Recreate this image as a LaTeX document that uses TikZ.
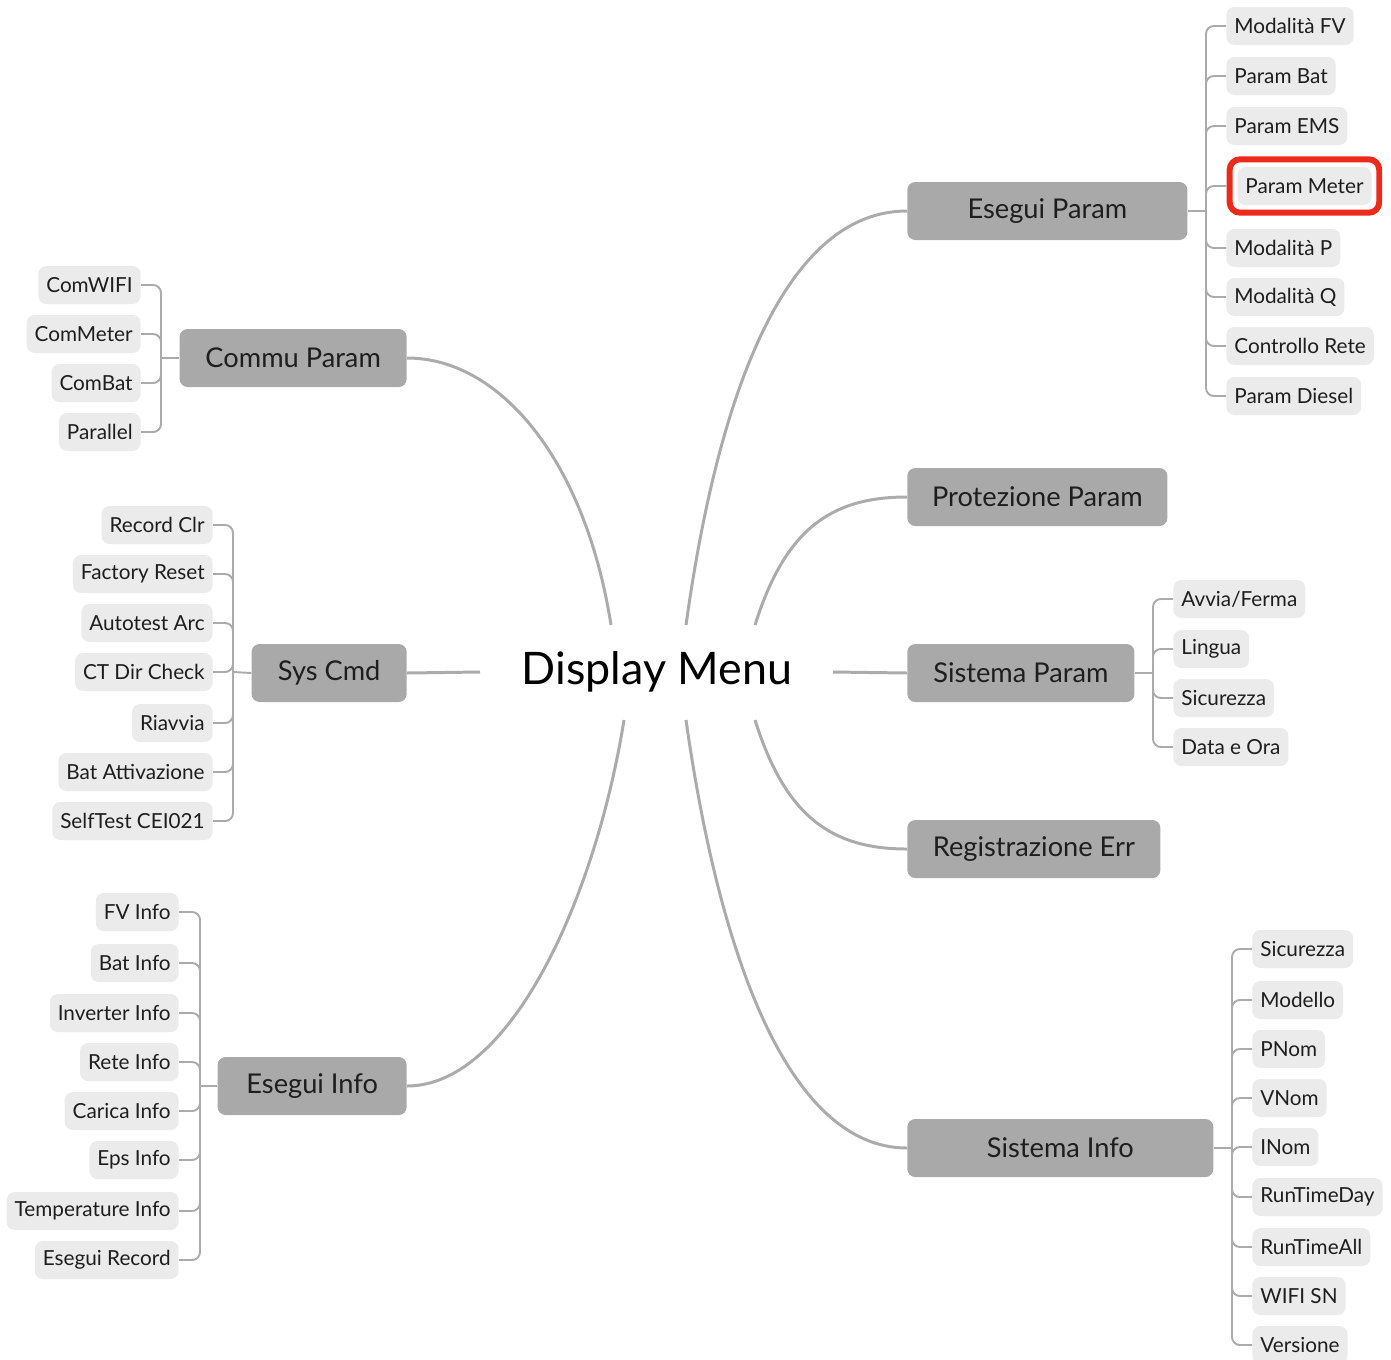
\documentclass[tikz,border=0pt]{standalone}
\usepackage{fontspec}
\setmainfont{Lato}
\usepackage{xcolor}
\definecolor{menuGray}{HTML}{A9A9A9}
\definecolor{leafGray}{HTML}{EBEBEB}
\definecolor{lineGray}{HTML}{ABABAB}
\definecolor{textDark}{HTML}{1E1E1E}
\definecolor{markRed}{HTML}{EC2A1C}
\usepackage{tikz}
\usetikzlibrary{fit, positioning}
\newlength{\pxunit}
\setlength{\pxunit}{0.02cm}

\begin{document}
\begin{tikzpicture}[
    x=0.02cm, y=-0.02cm,
    rootlabel/.style={
        font=\fontsize{25.5}{30}\selectfont,
        text=black
    },
    branchbox/.style={
        rectangle,
        fill=menuGray,
        rounded corners=4.5pt,
        minimum height=58\pxunit,
        inner xsep=0pt,
        text=textDark,
        font=\fontsize{15.5}{18}\selectfont
    },
    leafbox/.style={
        rectangle,
        fill=leafGray,
        rounded corners=4.5pt,
        minimum height=38\pxunit,
        inner xsep=8\pxunit,
        text=textDark,
        font=\fontsize{11.8}{14}\selectfont
    },
    leafright/.style={leafbox, anchor=west},
    leafleft/.style={leafbox, anchor=east},
    mainlink/.style={draw=lineGray, line width=1.7pt},
    leaflink/.style={draw=lineGray, line width=1.1pt, rounded corners=4.5pt},
    markframe/.style={
        draw=markRed,
        line width=3.4pt,
        rounded corners=6pt,
        inner sep=4.2pt
    }
]
\useasboundingbox (0,0) rectangle (1391,1359);

% centre
\node[rootlabel] (root) at (657,672) {Display Menu};
\coordinate (r-cp) at (611,625);
\coordinate (r-ep) at (686,625);
\coordinate (r-pp) at (755,625);
\coordinate (r-sp) at (833,672);
\coordinate (r-re) at (755,720);
\coordinate (r-si) at (686,720);
\coordinate (r-ei) at (624,720);
\coordinate (r-sc) at (480,672);

% main branches
\node[branchbox, anchor=west, minimum width=280\pxunit] (ep) at (907,211) {Esegui Param};
\node[branchbox, anchor=west, minimum width=260\pxunit] (pp) at (907,497) {Protezione Param};
\node[branchbox, anchor=west, minimum width=227\pxunit] (sp) at (907,673) {Sistema Param};
\node[branchbox, anchor=west, minimum width=253\pxunit] (re) at (907,849) {Registrazione Err};
\node[branchbox, anchor=west, minimum width=306\pxunit] (si) at (907,1148) {Sistema Info};
\node[branchbox, anchor=east, minimum width=227\pxunit] (cp) at (407,358) {Commu Param};
\node[branchbox, anchor=east, minimum width=155\pxunit] (sc) at (407,673) {Sys Cmd};
\node[branchbox, anchor=east, minimum width=189\pxunit] (ei) at (407,1086) {Esegui Info};

\draw[mainlink] (r-cp) .. controls (585,460) and (500,358) .. (cp.east);
\draw[mainlink] (r-ep) .. controls (720,380) and (790,211) .. (ep.west);
\draw[mainlink] (r-pp) .. controls (785,530) and (830,497) .. (pp.west);
\draw[mainlink] (r-sp) -- (sp.west);
\draw[mainlink] (r-re) .. controls (785,815) and (830,849) .. (re.west);
\draw[mainlink] (r-si) .. controls (720,960) and (790,1148) .. (si.west);
\draw[mainlink] (r-ei) .. controls (595,900) and (510,1086) .. (ei.east);
\draw[mainlink] (r-sc) -- (sc.east);

% Esegui Param leaves
\node[leafright] (mfv) at (1226,26) {Modalità FV};
\node[leafright] (pbat) at (1226,76) {Param Bat};
\node[leafright] (pems) at (1226,126) {Param EMS};
\node[leafright] (pmeter) at (1237,186) {Param Meter};
\node[markframe, fit=(pmeter)] (pmframe) {};
\node[leafright] (mp) at (1226,248) {Modalità P};
\node[leafright] (mq) at (1226,297) {Modalità Q};
\node[leafright] (crete) at (1226,346) {Controllo Rete};
\node[leafright] (pdiesel) at (1226,396) {Param Diesel};
\coordinate (ep-j) at (1206,211);
\draw[leaflink] (ep.east) -- (ep-j);
\draw[leaflink] (ep-j) |- (mfv.west) (ep-j) |- (pbat.west) (ep-j) |- (pems.west)
    (ep-j) |- (pmframe.west) (ep-j) |- (mp.west) (ep-j) |- (mq.west)
    (ep-j) |- (crete.west) (ep-j) |- (pdiesel.west);

% Commu Param leaves
\node[leafleft] (cwifi) at (141,285) {ComWIFI};
\node[leafleft] (cmeter) at (141,334) {ComMeter};
\node[leafleft] (cbat) at (141,383) {ComBat};
\node[leafleft] (cpar) at (141,432) {Parallel};
\coordinate (cp-j) at (161,358);
\draw[leaflink] (cp.west) -- (cp-j);
\draw[leaflink] (cp-j) |- (cwifi.east) (cp-j) |- (cmeter.east)
    (cp-j) |- (cbat.east) (cp-j) |- (cpar.east);

% Sys Cmd leaves
\node[leafleft] (rclr) at (213,525) {Record Clr};
\node[leafleft] (freset) at (213,574) {Factory Reset};
\node[leafleft] (aarc) at (213,623) {Autotest Arc};
\node[leafleft] (ctdir) at (213,672) {CT Dir Check};
\node[leafleft] (riavvia) at (213,723) {Riavvia};
\node[leafleft] (batatt) at (213,772) {Bat Attivazione};
\node[leafleft] (selftest) at (213,821) {SelfTest CEI021};
\coordinate (sc-j) at (233,672);
\draw[leaflink] (sc.west) -- (sc-j);
\draw[leaflink] (sc-j) |- (rclr.east) (sc-j) |- (freset.east) (sc-j) |- (aarc.east)
    (sc-j) |- (ctdir.east) (sc-j) |- (riavvia.east) (sc-j) |- (batatt.east)
    (sc-j) |- (selftest.east);

% Esegui Info leaves
\node[leafleft] (fvinfo) at (179,912) {FV Info};
\node[leafleft] (batinfo) at (179,963) {Bat Info};
\node[leafleft] (invinfo) at (179,1013) {Inverter Info};
\node[leafleft] (reteinfo) at (179,1062) {Rete Info};
\node[leafleft] (carinfo) at (179,1111) {Carica Info};
\node[leafleft] (epsinfo) at (179,1160) {Eps Info};
\node[leafleft] (tempinfo) at (179,1211) {Temperature Info};
\node[leafleft] (erecord) at (179,1260) {Esegui Record};
\coordinate (ei-j) at (200,1086);
\draw[leaflink] (ei.west) -- (ei-j);
\draw[leaflink] (ei-j) |- (fvinfo.east) (ei-j) |- (batinfo.east) (ei-j) |- (invinfo.east)
    (ei-j) |- (reteinfo.east) (ei-j) |- (carinfo.east) (ei-j) |- (epsinfo.east)
    (ei-j) |- (tempinfo.east) (ei-j) |- (erecord.east);

% Sistema Param leaves
\node[leafright] (avvia) at (1173,599) {Avvia/Ferma};
\node[leafright] (lingua) at (1173,649) {Lingua};
\node[leafright] (psicur) at (1173,698) {Sicurezza};
\node[leafright] (dataora) at (1173,747) {Data e Ora};
\coordinate (sp-j) at (1153,673);
\draw[leaflink] (sp.east) -- (sp-j);
\draw[leaflink] (sp-j) |- (avvia.west) (sp-j) |- (lingua.west)
    (sp-j) |- (psicur.west) (sp-j) |- (dataora.west);

% Sistema Info leaves
\node[leafright] (isicur) at (1252,949) {Sicurezza};
\node[leafright] (modello) at (1252,1000) {Modello};
\node[leafright] (pnom) at (1252,1049) {PNom};
\node[leafright] (vnom) at (1252,1098) {VNom};
\node[leafright] (inom) at (1252,1147) {INom};
\node[leafright] (rtday) at (1252,1197) {RunTimeDay};
\node[leafright] (rtall) at (1252,1247) {RunTimeAll};
\node[leafright] (wifisn) at (1252,1296) {WIFI SN};
\node[leafright] (versione) at (1252,1345) {Versione};
\coordinate (si-j) at (1232,1148);
\draw[leaflink] (si.east) -- (si-j);
\draw[leaflink] (si-j) |- (isicur.west) (si-j) |- (modello.west) (si-j) |- (pnom.west)
    (si-j) |- (vnom.west) (si-j) |- (inom.west) (si-j) |- (rtday.west)
    (si-j) |- (rtall.west) (si-j) |- (wifisn.west) (si-j) |- (versione.west);
\end{tikzpicture}
\end{document}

+-------+

§ **DESCRIPTION OF THE TASK**:
Starting at the first line of the material, output exactly the lines up to and including the one with "(0,0) rectangle (1391,1359);". Do not include the pictures.

§ **RESPONSE TO THIS TASK**:
Recreate this image as a LaTeX document that uses TikZ.
\documentclass[tikz,border=0pt]{standalone}
\usepackage{fontspec}
\setmainfont{Lato}
\usepackage{xcolor}
\definecolor{menuGray}{HTML}{A9A9A9}
\definecolor{leafGray}{HTML}{EBEBEB}
\definecolor{lineGray}{HTML}{ABABAB}
\definecolor{textDark}{HTML}{1E1E1E}
\definecolor{markRed}{HTML}{EC2A1C}
\usepackage{tikz}
\usetikzlibrary{fit, positioning}
\newlength{\pxunit}
\setlength{\pxunit}{0.02cm}

\begin{document}
\begin{tikzpicture}[
    x=0.02cm, y=-0.02cm,
    rootlabel/.style={
        font=\fontsize{25.5}{30}\selectfont,
        text=black
    },
    branchbox/.style={
        rectangle,
        fill=menuGray,
        rounded corners=4.5pt,
        minimum height=58\pxunit,
        inner xsep=0pt,
        text=textDark,
        font=\fontsize{15.5}{18}\selectfont
    },
    leafbox/.style={
        rectangle,
        fill=leafGray,
        rounded corners=4.5pt,
        minimum height=38\pxunit,
        inner xsep=8\pxunit,
        text=textDark,
        font=\fontsize{11.8}{14}\selectfont
    },
    leafright/.style={leafbox, anchor=west},
    leafleft/.style={leafbox, anchor=east},
    mainlink/.style={draw=lineGray, line width=1.7pt},
    leaflink/.style={draw=lineGray, line width=1.1pt, rounded corners=4.5pt},
    markframe/.style={
        draw=markRed,
        line width=3.4pt,
        rounded corners=6pt,
        inner sep=4.2pt
    }
]
\useasboundingbox (0,0) rectangle (1391,1359);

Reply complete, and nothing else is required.